# Given task
Don't copy the pictures; return every other part of the records exactly.

┌─ Records supplied

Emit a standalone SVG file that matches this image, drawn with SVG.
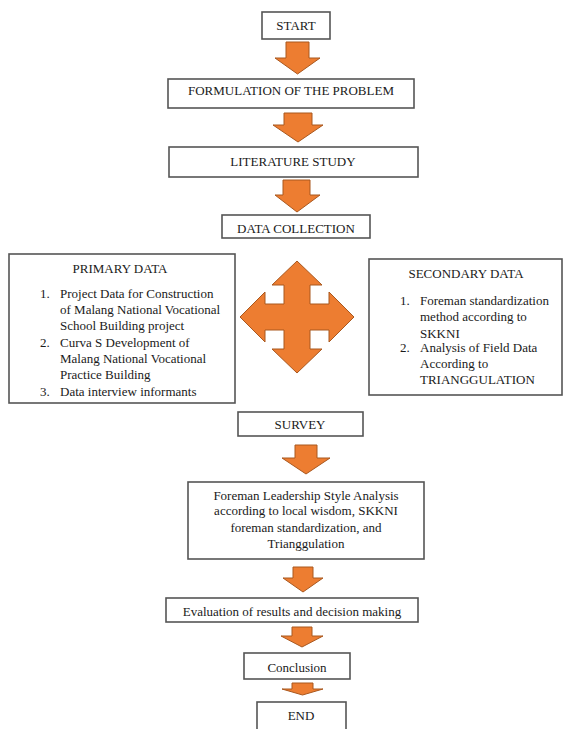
<svg xmlns="http://www.w3.org/2000/svg" width="564" height="729" viewBox="0 0 564 729">
<style>
.box{fill:#fff;stroke:#555;stroke-width:1.6}
.t{font-family:'Liberation Serif',serif;font-size:13px;fill:#1a1a1a}
.c{text-anchor:middle}
.arr{fill:#ED7D31;stroke:#A9581F;stroke-width:1}
</style>
<rect width="564" height="729" fill="#fff"/>
<g id="connectors">
<polygon class="arr" points="286,42 309,42 309,58 320,58 297.5,74 275,58 286,58"/>
<polygon class="arr" points="284,113 312,113 312,125 323,125 298,142 273,125 284,125"/>
<polygon class="arr" points="283,180 310,180 310,195 320,195 297,212 275,195 283,195"/>
<polygon class="arr" points="297,261 322,285 310,285 310,304 329,304 329,292 354,317 329,342 329,330 310,330 310,349 322,349 297,373 272,349 284,349 284,330 265,330 265,342 240,317 265,292 265,304 284,304 284,285 272,285"/>
<polygon class="arr" points="295,445 317,445 317,458 330,458 306,474 282,458 295,458"/>
<polygon class="arr" points="293,567 313,567 313,578 323,578 303,592 283,578 293,578"/>
<polygon class="arr" points="292,627 312,627 312,636 323,636 302,647 281,636 292,636"/>
<polygon class="arr" points="292,683 313,683 313,689 323,689 302.5,695 282,689 292,689"/>
</g>
<g id="start"><rect class="box" x="262" y="12" width="68" height="27"/><text class="t c" x="296" y="30">START</text></g>
<g id="formulation"><rect class="box" x="168" y="79" width="246" height="29"/><text class="t c" x="291" y="95">FORMULATION OF THE PROBLEM</text></g>
<g id="literature"><rect class="box" x="169" y="147" width="249" height="30"/><text class="t c" x="293" y="166">LITERATURE STUDY</text></g>
<g id="datacollection"><rect class="box" x="222" y="215" width="148" height="23"/><text class="t c" x="296" y="232.5">DATA COLLECTION</text></g>
<g id="primary"><rect class="box" x="9" y="254" width="226" height="149"/>
<text class="t c" x="120" y="272.5">PRIMARY DATA</text>
<text class="t" x="40" y="297.5">1.</text><text class="t" x="60" y="297.5">Project Data for Construction</text>
<text class="t" x="60" y="313.5">of Malang National Vocational</text>
<text class="t" x="60" y="329.5">School Building project</text>
<text class="t" x="40" y="346.5">2.</text><text class="t" x="60" y="346.5">Curva S Development of</text>
<text class="t" x="60" y="362.5">Malang National Vocational</text>
<text class="t" x="60" y="378.5">Practice Building</text>
<text class="t" x="40" y="395.5">3.</text><text class="t" x="60" y="395.5">Data interview informants</text>
</g>
<g id="secondary"><rect class="box" x="369" y="259" width="193" height="136"/>
<text class="t c" x="466" y="277.5">SECONDARY DATA</text>
<text class="t" x="400" y="304.5">1.</text><text class="t" x="420" y="304.5">Foreman standardization</text>
<text class="t" x="420" y="320.5">method according to</text>
<text class="t" x="420" y="337.5">SKKNI</text>
<text class="t" x="400" y="351.5">2.</text><text class="t" x="420" y="351.5">Analysis of Field Data</text>
<text class="t" x="420" y="367.5">According to</text>
<text class="t" x="420" y="383.5">TRIANGGULATION</text>
</g>
<g id="survey"><rect class="box" x="238" y="412" width="125" height="24"/><text class="t c" x="300" y="428.5">SURVEY</text></g>
<g id="analysis"><rect class="box" x="188" y="482" width="236" height="77"/>
<text class="t c" x="306" y="499.5">Foreman Leadership Style Analysis</text>
<text class="t c" x="306" y="514.5">according to local wisdom, SKKNI</text>
<text class="t c" x="306" y="531.5">foreman standardization, and</text>
<text class="t c" x="306" y="547.5">Trianggulation</text>
</g>
<g id="evaluation"><rect class="box" x="166" y="598" width="252" height="24"/><text class="t c" x="292" y="616">Evaluation of results and decision making</text></g>
<g id="conclusion"><rect class="box" x="244" y="653" width="106" height="26"/><text class="t c" x="297" y="671.5">Conclusion</text></g>
<g id="end"><rect class="box" x="257" y="702" width="89" height="40"/><text class="t c" x="301" y="719.5">END</text></g>
</svg>
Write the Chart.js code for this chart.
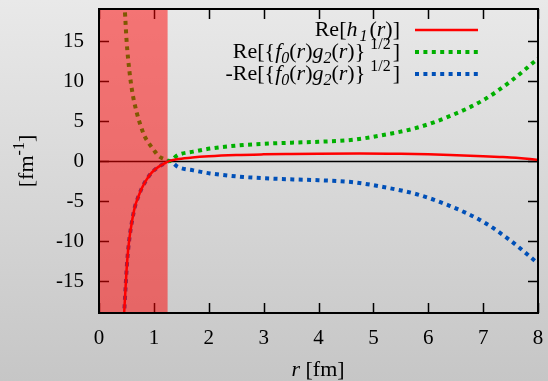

└─

# In response
Emit a standalone SVG file that matches this image, drawn with SVG.
<svg xmlns="http://www.w3.org/2000/svg" width="564" height="729" viewBox="0 0 564 729">
<style>
.box{fill:#fff;stroke:#555;stroke-width:1.6}
.t{font-family:'Liberation Serif',serif;font-size:13px;fill:#1a1a1a}
.c{text-anchor:middle}
.arr{fill:#ED7D31;stroke:#A9581F;stroke-width:1}
</style>
<rect width="564" height="729" fill="#fff"/>
<g id="connectors">
<polygon class="arr" points="286,42 309,42 309,58 320,58 297.5,74 275,58 286,58"/>
<polygon class="arr" points="284,113 312,113 312,125 323,125 298,142 273,125 284,125"/>
<polygon class="arr" points="283,180 310,180 310,195 320,195 297,212 275,195 283,195"/>
<polygon class="arr" points="297,261 322,285 310,285 310,304 329,304 329,292 354,317 329,342 329,330 310,330 310,349 322,349 297,373 272,349 284,349 284,330 265,330 265,342 240,317 265,292 265,304 284,304 284,285 272,285"/>
<polygon class="arr" points="295,445 317,445 317,458 330,458 306,474 282,458 295,458"/>
<polygon class="arr" points="293,567 313,567 313,578 323,578 303,592 283,578 293,578"/>
<polygon class="arr" points="292,627 312,627 312,636 323,636 302,647 281,636 292,636"/>
<polygon class="arr" points="292,683 313,683 313,689 323,689 302.5,695 282,689 292,689"/>
</g>
<g id="start"><rect class="box" x="262" y="12" width="68" height="27"/><text class="t c" x="296" y="30">START</text></g>
<g id="formulation"><rect class="box" x="168" y="79" width="246" height="29"/><text class="t c" x="291" y="95">FORMULATION OF THE PROBLEM</text></g>
<g id="literature"><rect class="box" x="169" y="147" width="249" height="30"/><text class="t c" x="293" y="166">LITERATURE STUDY</text></g>
<g id="datacollection"><rect class="box" x="222" y="215" width="148" height="23"/><text class="t c" x="296" y="232.5">DATA COLLECTION</text></g>
<g id="primary"><rect class="box" x="9" y="254" width="226" height="149"/>
<text class="t c" x="120" y="272.5">PRIMARY DATA</text>
<text class="t" x="40" y="297.5">1.</text><text class="t" x="60" y="297.5">Project Data for Construction</text>
<text class="t" x="60" y="313.5">of Malang National Vocational</text>
<text class="t" x="60" y="329.5">School Building project</text>
<text class="t" x="40" y="346.5">2.</text><text class="t" x="60" y="346.5">Curva S Development of</text>
<text class="t" x="60" y="362.5">Malang National Vocational</text>
<text class="t" x="60" y="378.5">Practice Building</text>
<text class="t" x="40" y="395.5">3.</text><text class="t" x="60" y="395.5">Data interview informants</text>
</g>
<g id="secondary"><rect class="box" x="369" y="259" width="193" height="136"/>
<text class="t c" x="466" y="277.5">SECONDARY DATA</text>
<text class="t" x="400" y="304.5">1.</text><text class="t" x="420" y="304.5">Foreman standardization</text>
<text class="t" x="420" y="320.5">method according to</text>
<text class="t" x="420" y="337.5">SKKNI</text>
<text class="t" x="400" y="351.5">2.</text><text class="t" x="420" y="351.5">Analysis of Field Data</text>
<text class="t" x="420" y="367.5">According to</text>
<text class="t" x="420" y="383.5">TRIANGGULATION</text>
</g>
<g id="survey"><rect class="box" x="238" y="412" width="125" height="24"/><text class="t c" x="300" y="428.5">SURVEY</text></g>
<g id="analysis"><rect class="box" x="188" y="482" width="236" height="77"/>
<text class="t c" x="306" y="499.5">Foreman Leadership Style Analysis</text>
<text class="t c" x="306" y="514.5">according to local wisdom, SKKNI</text>
<text class="t c" x="306" y="531.5">foreman standardization, and</text>
<text class="t c" x="306" y="547.5">Trianggulation</text>
</g>
<g id="evaluation"><rect class="box" x="166" y="598" width="252" height="24"/><text class="t c" x="292" y="616">Evaluation of results and decision making</text></g>
<g id="conclusion"><rect class="box" x="244" y="653" width="106" height="26"/><text class="t c" x="297" y="671.5">Conclusion</text></g>
<g id="end"><rect class="box" x="257" y="702" width="89" height="40"/><text class="t c" x="301" y="719.5">END</text></g>
</svg>
Write the Chart.js code for this chart.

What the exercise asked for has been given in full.